Zu Frage 2: Diverse Aktien wurden sichergestellt. Wie hoch der Kanton diese Aktien bewertet, kann aufgrund des Steuergeheimnisses nicht kommuniziert werden.

Zu Frage 3: Der Kanton hat von sämtlichen Instrumenten, die ihm zur Verfügung stehen, Gebrauch gemacht, um zu den geschuldeten Steuergeldern zu gelangen und wird dies auch in Zukunft tun.

Zu Frage 4: Im März 2013 schlossen die Eidgenössische Steuerverwaltung, die Steuerverwaltung des Kantons Graubünden, die Steuerverwaltung der Stadt Chur und das Steueramt des Kantons Zürich als Gläubigerinnen sowie Remo Stoffel als Steuerpflichtiger/Hinterleger und Ständerat Schmid als Aufbewahrer einen Sicherungshinterlegungsvertrag ab. Dieser Vertrag regelt die Aufbewahrung der Aktien dreier – von Remo Stoffel beherrschter – Gesellschaften. Die Parteien hielten weiter fest, dass der Vertrag ein Pfandrecht der Gläubigerinnen an den hinterlegten Aktien begründe. In Ergänzung dazu unterzeichneten zwei dieser Gesellschaften als Hinterleger, die Eidgenössische Steuerverwaltung, das Steueramt des Kantons Zürich und die Steuerverwaltung des Kantons Graubünden als Gläubigerinnen sowie Ständerat Schmid als «Escrow Agent» einen Escrow-Vertrag. Wie im Sicherungshinterlegungsvertrag geht es dabei lediglich um die Hinterlegung der Aktien dieser zwei Gesellschaften beim Aufbewahrer Ständerat Schmid.

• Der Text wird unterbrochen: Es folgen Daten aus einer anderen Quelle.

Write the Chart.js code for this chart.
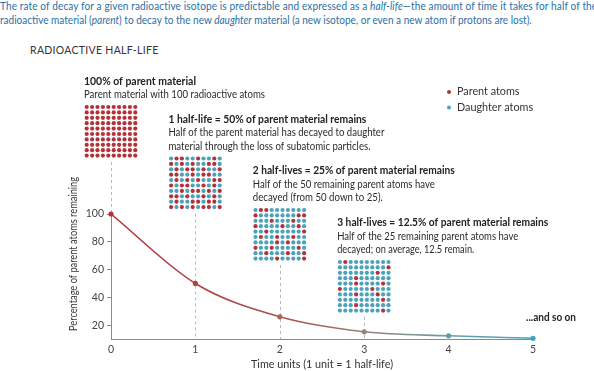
<!DOCTYPE html>
<html>
<head>
<meta charset="utf-8">
<script src="https://cdn.jsdelivr.net/npm/chart.js@4.4.1/dist/chart.umd.min.js"></script>
<style>
body{margin:0;background:#fff;width:594px;height:371px;overflow:hidden;position:relative;font-family:Lato,sans-serif}
#intro{position:absolute;left:0;top:-1px;color:#2a6fa6;font-size:11.8px;line-height:14px;white-space:nowrap;transform:scaleX(0.85);transform-origin:0 0}
#line1{letter-spacing:0.15px}
#heading{position:absolute;left:30px;top:44px;font-size:10.5px;color:#333;letter-spacing:0.3px}
canvas{position:absolute;left:0;top:0}
</style>
</head>
<body>
<div id="intro"><span id="line1">The rate of decay for a given radioactive isotope is predictable and expressed as a <em>half-life</em>—the amount of time it takes for half of the original</span><br>radioactive material (<em>parent</em>) to decay to the new <em>daughter</em> material (a new isotope, or even a new atom if protons are lost).</div>
<div id="heading">RADIOACTIVE HALF-LIFE</div>
<canvas id="myChart" width="594" height="371"></canvas>
<script>
// data (values as drawn in the picture, the tail flattens onto the axis)
const halfLives = [0, 1, 2, 3, 4, 5];
const parentPct = [100, 50, 26, 15.2, 12.3, 10.5];
const yTicks = [20, 40, 60, 80, 100];
const pointColors = ['#b3323a', '#b0463f', '#a7675c', '#958680', '#5d9fb0', '#3ea6c2'];

// atom grids shown over the first four half-lives (R = parent, B = daughter)
const atomGrids = [
    ['RRRRRRRRRR','RRRRRRRRRR','RRRRRRRRRR','RRRRRRRRRR','RRRRRRRRRR','RRRRRRRRRR','RRRRRRRRRR','RRRRRRRRRR','RRRRRRRRRR','RRRRRRRRRR'],
    ['BRRBBRBBRB','RBRBRBBRRB','BRBRRBRBBR','RRBBRBRRBB','BRBRBRBBRR','RBRRBBRBRB','BBRBRRBRBR','RRBRBBRBRB','BRBBRRBRRB','RBRBRBRRBR'],
    ['BRRBBBBBBB','RBBBBBBBRR','BBBRBBBRBB','RBBBBRBBRB','BBRBBBBBBR','BRBBRBBRBB','BBBBRBRBBB','RBBRBBBBRB','BBRBBBRBBR','BBBBRBBBBR'],
    ['BRBBBBBBBB','BBBBBBBBBR','BBBBBBBRBB','BBBRBBBBBB','BBBRBBBBRB','RBBBBBRBBB','BBBRBBBRBB','BBBBBBBBRB','BBBRBBBBBB','BBBBBBBBRB']
];
const stepTitles = [
    '100% of parent material',
    '1 half-life = 50% of parent material remains',
    '2 half-lives = 25% of parent material remains',
    '3 half-lives = 12.5% of parent material remains'
];
const stepNotes = [
    ['Parent material with 100 radioactive atoms'],
    ['Half of the parent material has decayed to daughter', 'material through the loss of subatomic particles.'],
    ['Half of the 50 remaining parent atoms have', 'decayed (from 50 down to 25).'],
    ['Half of the 25 remaining parent atoms have', 'decayed; on average, 12.5 remain.']
];
const legendLabels = ['Parent atoms', 'Daughter atoms'];

const RED = '#b3323a';
const TEAL = '#4aa3bb';
const gridTops = [105, 156.5, 208, 260]; // top row of each atom grid, px
const titleWidths = [112, 198, 202, 211];
const noteWidths = [[181], [216, 202], [182, 130], [181, 137]];

function lineGradient(context){
    let chart = context.chart
    if(!chart.chartArea) return RED
    let xs = chart.scales.x
    let g = chart.ctx.createLinearGradient(xs.getPixelForValue(0), 0, xs.getPixelForValue(5), 0)
    g.addColorStop(0, '#b3323a')
    g.addColorStop(0.4, '#b0514b')
    g.addColorStop(0.6, '#9a8079')
    g.addColorStop(0.78, '#6f9ba6')
    g.addColorStop(1, '#3ea6c2')
    return g
}

const decor = {
    id: 'decor',
    beforeDatasetsDraw(chart){
        let ctx = chart.ctx
        let xs = chart.scales.x, ys = chart.scales.y
        ctx.save()
        ctx.strokeStyle = '#b8b8b8'
        ctx.lineWidth = 1
        ctx.setLineDash([3, 3])
        for(let i = 0; i < atomGrids.length; i++){
            let x = Math.round(xs.getPixelForValue(halfLives[i])) + 0.5
            let top = gridTops[i] + 57
            let bottom = i == 0 ? ys.getPixelForValue(parentPct[0]) : chart.chartArea.bottom
            ctx.beginPath()
            ctx.moveTo(x, top)
            ctx.lineTo(x, bottom)
            ctx.stroke()
        }
        ctx.restore()
    },
    afterDraw(chart){
        let ctx = chart.ctx
        let xs = chart.scales.x
        ctx.save()
        // atom grids + their captions
        for(let i = 0; i < atomGrids.length; i++){
            let cx = xs.getPixelForValue(halfLives[i])
            let left = cx - 27
            atomGrids[i].forEach((row, r) => {
                for(let c = 0; c < row.length; c++){
                    ctx.fillStyle = row[c] == 'R' ? RED : TEAL
                    ctx.beginPath()
                    ctx.arc(cx + (c - 4.5) * 5.4, gridTops[i] + 2 + r * 5.4, 2.1, 0, Math.PI * 2)
                    ctx.fill()
                }
            })
            let notes = stepNotes[i]
            let y = gridTops[i] - 10
            ctx.textBaseline = 'middle'
            ctx.textAlign = 'left'
            ctx.fillStyle = '#2b2b2b'
            ctx.font = '10.8px Lato'
            for(let n = notes.length - 1; n >= 0; n--){
                ctx.fillText(notes[n], left, y, noteWidths[i][n])
                y -= 13.5
            }
            ctx.fillStyle = '#222'
            ctx.font = 'bold 10.8px Lato'
            ctx.fillText(stepTitles[i], left, y, titleWidths[i])
        }
        // ...and so on
        ctx.font = 'bold 10.8px Lato'
        ctx.fillStyle = '#222'
        ctx.fillText('...and so on', 526, 318, 50)
        // legend
        ctx.font = '10.8px Lato'
        legendLabels.forEach((lab, i) => {
            ctx.fillStyle = i == 0 ? RED : TEAL
            ctx.beginPath()
            ctx.arc(449, 92 + i * 15.5, 2, 0, Math.PI * 2)
            ctx.fill()
            ctx.fillStyle = '#333'
            ctx.fillText(lab, 457, 92 + i * 15.5)
        })
        // y axis title
        ctx.translate(74, 254)
        ctx.rotate(-Math.PI / 2)
        ctx.textAlign = 'center'
        ctx.fillStyle = '#333'
        ctx.font = '10.8px Lato'
        ctx.fillText('Percentage of parent atoms remaining', 0, 0, 154)
        ctx.restore()
    }
}

let chart1 = new Chart(document.getElementById('myChart').getContext('2d'), {
    type: 'scatter',
    data: {
        datasets: [{
            data: halfLives.map((x, i) => ({x: x, y: parentPct[i]})),
            showLine: true,
            cubicInterpolationMode: 'monotone',
            borderColor: lineGradient,
            borderWidth: 1.6,
            pointRadius: 2.6,
            pointBorderWidth: 0,
            pointBackgroundColor: pointColors,
            clip: false
        }]
    },
    options: {
        responsive: false,
        animation: false,
        layout: {padding: {left: 0, right: 61, top: 214, bottom: 0}},
        plugins: {legend: {display: false}, tooltip: {enabled: false}},
        scales: {
            x: {
                type: 'linear', min: 0, max: 5,
                afterFit: s => { s.height = 32 },
                ticks: {stepSize: 1, padding: 4, color: '#444', font: {family: 'Lato', size: 10.5}},
                grid: {drawOnChartArea: false, drawTicks: false},
                border: {color: '#8a8a8a'},
                title: {display: true, text: 'Time units (1 unit = 1 half-life)', color: '#333', font: {family: 'Lato', size: 10.8}, padding: {top: 0, bottom: 0}}
            },
            y: {
                min: 10, max: 100,
                afterFit: s => { s.width = 111 },
                afterBuildTicks: s => { s.ticks = yTicks.map(v => ({value: v})) },
                ticks: {padding: 3, color: '#444', font: {family: 'Lato', size: 10.5}},
                grid: {drawOnChartArea: false, drawTicks: true, tickLength: 4, color: '#8a8a8a'},
                border: {color: '#8a8a8a'}
            }
        }
    },
    plugins: [decor]
})
</script>
</body>
</html>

Die Bewertung der hinterlegten Aktien erfolgt durch die Steuerverwaltung des Kantons Graubünden ohne jegliches Zutun von Ständerat Schmid.

Gegenüber der Steuerverwaltung des Kantons Graubünden und vor verschiedenen Rechtsmittelinstanzen ist nicht Ständerat Schmid, sondern sind fünf ausserkantonale Steuervertreter von Remo Stoffel aufgetreten.

Zu Frage 5: Ständerat Schmid ist gemäss obgenanntem Sicherungshinterlegungsvertrag Aufbewahrer der Aktien dreier von Remo Stoffel beherrschter Aktiengesellschaften (vgl. Antwort auf Frage 4). In dieser Funktion tritt er nicht gegen den Kanton Graubünden auf. Vielmehr ist er dafür besorgt, die Aktien zur Sicherstellung der Steuerforderungen im Interesse der Eidgenössischen Steuerverwaltung sowie der Steuerverwaltungen der Kantone Zürich und Graubünden sowie der Stadt Chur aufzubewahren.